- _Data shown_
[Begin]
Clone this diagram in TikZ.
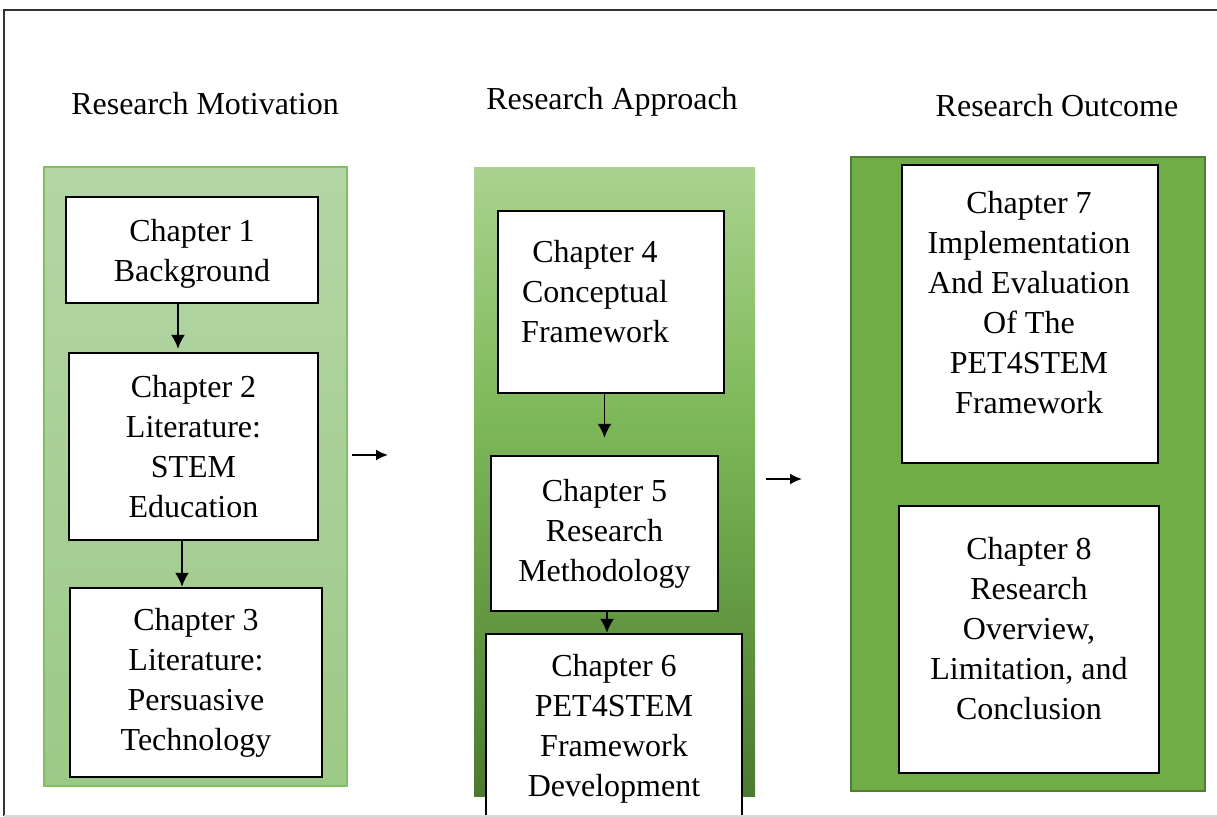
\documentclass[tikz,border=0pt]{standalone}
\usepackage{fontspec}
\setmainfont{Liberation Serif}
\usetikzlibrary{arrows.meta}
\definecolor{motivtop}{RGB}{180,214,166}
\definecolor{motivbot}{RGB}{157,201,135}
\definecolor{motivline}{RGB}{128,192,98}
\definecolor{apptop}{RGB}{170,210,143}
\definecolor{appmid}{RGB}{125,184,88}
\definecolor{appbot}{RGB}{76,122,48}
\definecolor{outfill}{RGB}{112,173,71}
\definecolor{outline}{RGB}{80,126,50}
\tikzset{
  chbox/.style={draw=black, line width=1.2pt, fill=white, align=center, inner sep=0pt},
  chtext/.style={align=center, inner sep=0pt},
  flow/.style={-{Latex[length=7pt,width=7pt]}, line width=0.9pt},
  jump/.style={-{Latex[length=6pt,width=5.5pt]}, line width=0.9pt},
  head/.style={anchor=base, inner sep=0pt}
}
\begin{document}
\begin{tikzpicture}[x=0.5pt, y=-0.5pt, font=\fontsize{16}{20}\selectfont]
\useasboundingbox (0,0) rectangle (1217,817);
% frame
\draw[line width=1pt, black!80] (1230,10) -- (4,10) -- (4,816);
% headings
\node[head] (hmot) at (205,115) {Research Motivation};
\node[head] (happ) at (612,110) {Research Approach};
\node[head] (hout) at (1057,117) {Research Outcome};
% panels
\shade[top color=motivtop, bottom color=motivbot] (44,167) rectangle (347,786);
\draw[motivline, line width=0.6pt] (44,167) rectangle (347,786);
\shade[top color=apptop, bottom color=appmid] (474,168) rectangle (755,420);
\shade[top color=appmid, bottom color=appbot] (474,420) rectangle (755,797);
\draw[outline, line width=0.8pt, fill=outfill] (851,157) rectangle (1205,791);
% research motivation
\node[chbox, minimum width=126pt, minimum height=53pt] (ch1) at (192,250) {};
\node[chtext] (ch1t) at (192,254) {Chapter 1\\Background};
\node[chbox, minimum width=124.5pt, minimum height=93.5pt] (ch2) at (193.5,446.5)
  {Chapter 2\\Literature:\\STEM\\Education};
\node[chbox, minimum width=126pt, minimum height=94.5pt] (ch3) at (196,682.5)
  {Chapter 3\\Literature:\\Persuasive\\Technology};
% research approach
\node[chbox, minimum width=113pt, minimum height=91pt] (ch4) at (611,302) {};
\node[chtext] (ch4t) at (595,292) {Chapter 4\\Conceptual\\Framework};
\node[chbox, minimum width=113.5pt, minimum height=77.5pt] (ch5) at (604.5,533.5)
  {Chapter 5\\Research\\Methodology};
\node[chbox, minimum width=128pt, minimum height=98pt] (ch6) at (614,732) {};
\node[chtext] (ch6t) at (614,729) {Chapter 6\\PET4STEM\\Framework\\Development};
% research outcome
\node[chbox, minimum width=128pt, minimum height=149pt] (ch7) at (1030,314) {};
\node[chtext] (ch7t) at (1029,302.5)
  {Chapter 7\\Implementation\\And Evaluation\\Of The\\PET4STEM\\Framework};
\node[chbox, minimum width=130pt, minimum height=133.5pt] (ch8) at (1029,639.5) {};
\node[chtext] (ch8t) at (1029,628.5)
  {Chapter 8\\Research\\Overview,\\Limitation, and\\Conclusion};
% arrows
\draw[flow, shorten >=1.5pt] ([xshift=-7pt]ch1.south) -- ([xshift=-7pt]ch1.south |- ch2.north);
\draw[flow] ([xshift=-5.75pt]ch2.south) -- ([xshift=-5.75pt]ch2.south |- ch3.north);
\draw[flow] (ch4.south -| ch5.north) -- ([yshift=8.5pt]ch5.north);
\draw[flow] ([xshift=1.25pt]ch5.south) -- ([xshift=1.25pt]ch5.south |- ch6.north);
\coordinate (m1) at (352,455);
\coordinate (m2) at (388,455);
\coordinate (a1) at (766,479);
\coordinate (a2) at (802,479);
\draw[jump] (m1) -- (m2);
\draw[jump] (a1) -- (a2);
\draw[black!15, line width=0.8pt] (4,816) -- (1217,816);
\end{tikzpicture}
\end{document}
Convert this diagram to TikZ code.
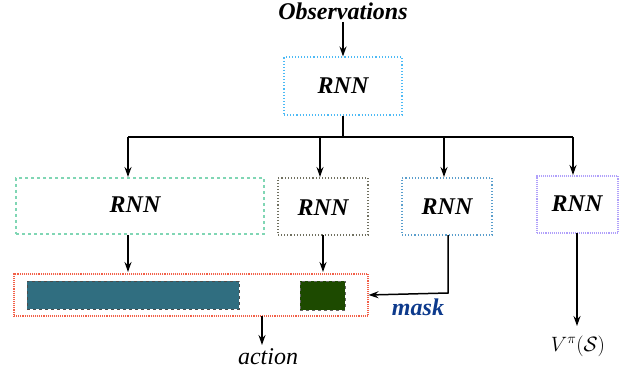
[End]
- _Task brief_
Retype all the records shown above, character for character. Omit every picture.

- _Solved exercise_
Clone this diagram in TikZ.
\documentclass[tikz,border=0pt]{standalone}
\usepackage{fontspec}
\setmainfont{Liberation Serif}
\usetikzlibrary{arrows.meta}
\definecolor{motivtop}{RGB}{180,214,166}
\definecolor{motivbot}{RGB}{157,201,135}
\definecolor{motivline}{RGB}{128,192,98}
\definecolor{apptop}{RGB}{170,210,143}
\definecolor{appmid}{RGB}{125,184,88}
\definecolor{appbot}{RGB}{76,122,48}
\definecolor{outfill}{RGB}{112,173,71}
\definecolor{outline}{RGB}{80,126,50}
\tikzset{
  chbox/.style={draw=black, line width=1.2pt, fill=white, align=center, inner sep=0pt},
  chtext/.style={align=center, inner sep=0pt},
  flow/.style={-{Latex[length=7pt,width=7pt]}, line width=0.9pt},
  jump/.style={-{Latex[length=6pt,width=5.5pt]}, line width=0.9pt},
  head/.style={anchor=base, inner sep=0pt}
}
\begin{document}
\begin{tikzpicture}[x=0.5pt, y=-0.5pt, font=\fontsize{16}{20}\selectfont]
\useasboundingbox (0,0) rectangle (1217,817);
% frame
\draw[line width=1pt, black!80] (1230,10) -- (4,10) -- (4,816);
% headings
\node[head] (hmot) at (205,115) {Research Motivation};
\node[head] (happ) at (612,110) {Research Approach};
\node[head] (hout) at (1057,117) {Research Outcome};
% panels
\shade[top color=motivtop, bottom color=motivbot] (44,167) rectangle (347,786);
\draw[motivline, line width=0.6pt] (44,167) rectangle (347,786);
\shade[top color=apptop, bottom color=appmid] (474,168) rectangle (755,420);
\shade[top color=appmid, bottom color=appbot] (474,420) rectangle (755,797);
\draw[outline, line width=0.8pt, fill=outfill] (851,157) rectangle (1205,791);
% research motivation
\node[chbox, minimum width=126pt, minimum height=53pt] (ch1) at (192,250) {};
\node[chtext] (ch1t) at (192,254) {Chapter 1\\Background};
\node[chbox, minimum width=124.5pt, minimum height=93.5pt] (ch2) at (193.5,446.5)
  {Chapter 2\\Literature:\\STEM\\Education};
\node[chbox, minimum width=126pt, minimum height=94.5pt] (ch3) at (196,682.5)
  {Chapter 3\\Literature:\\Persuasive\\Technology};
% research approach
\node[chbox, minimum width=113pt, minimum height=91pt] (ch4) at (611,302) {};
\node[chtext] (ch4t) at (595,292) {Chapter 4\\Conceptual\\Framework};
\node[chbox, minimum width=113.5pt, minimum height=77.5pt] (ch5) at (604.5,533.5)
  {Chapter 5\\Research\\Methodology};
\node[chbox, minimum width=128pt, minimum height=98pt] (ch6) at (614,732) {};
\node[chtext] (ch6t) at (614,729) {Chapter 6\\PET4STEM\\Framework\\Development};
% research outcome
\node[chbox, minimum width=128pt, minimum height=149pt] (ch7) at (1030,314) {};
\node[chtext] (ch7t) at (1029,302.5)
  {Chapter 7\\Implementation\\And Evaluation\\Of The\\PET4STEM\\Framework};
\node[chbox, minimum width=130pt, minimum height=133.5pt] (ch8) at (1029,639.5) {};
\node[chtext] (ch8t) at (1029,628.5)
  {Chapter 8\\Research\\Overview,\\Limitation, and\\Conclusion};
% arrows
\draw[flow, shorten >=1.5pt] ([xshift=-7pt]ch1.south) -- ([xshift=-7pt]ch1.south |- ch2.north);
\draw[flow] ([xshift=-5.75pt]ch2.south) -- ([xshift=-5.75pt]ch2.south |- ch3.north);
\draw[flow] (ch4.south -| ch5.north) -- ([yshift=8.5pt]ch5.north);
\draw[flow] ([xshift=1.25pt]ch5.south) -- ([xshift=1.25pt]ch5.south |- ch6.north);
\coordinate (m1) at (352,455);
\coordinate (m2) at (388,455);
\coordinate (a1) at (766,479);
\coordinate (a2) at (802,479);
\draw[jump] (m1) -- (m2);
\draw[jump] (a1) -- (a2);
\draw[black!15, line width=0.8pt] (4,816) -- (1217,816);
\end{tikzpicture}
\end{document}
Convert this diagram to TikZ code.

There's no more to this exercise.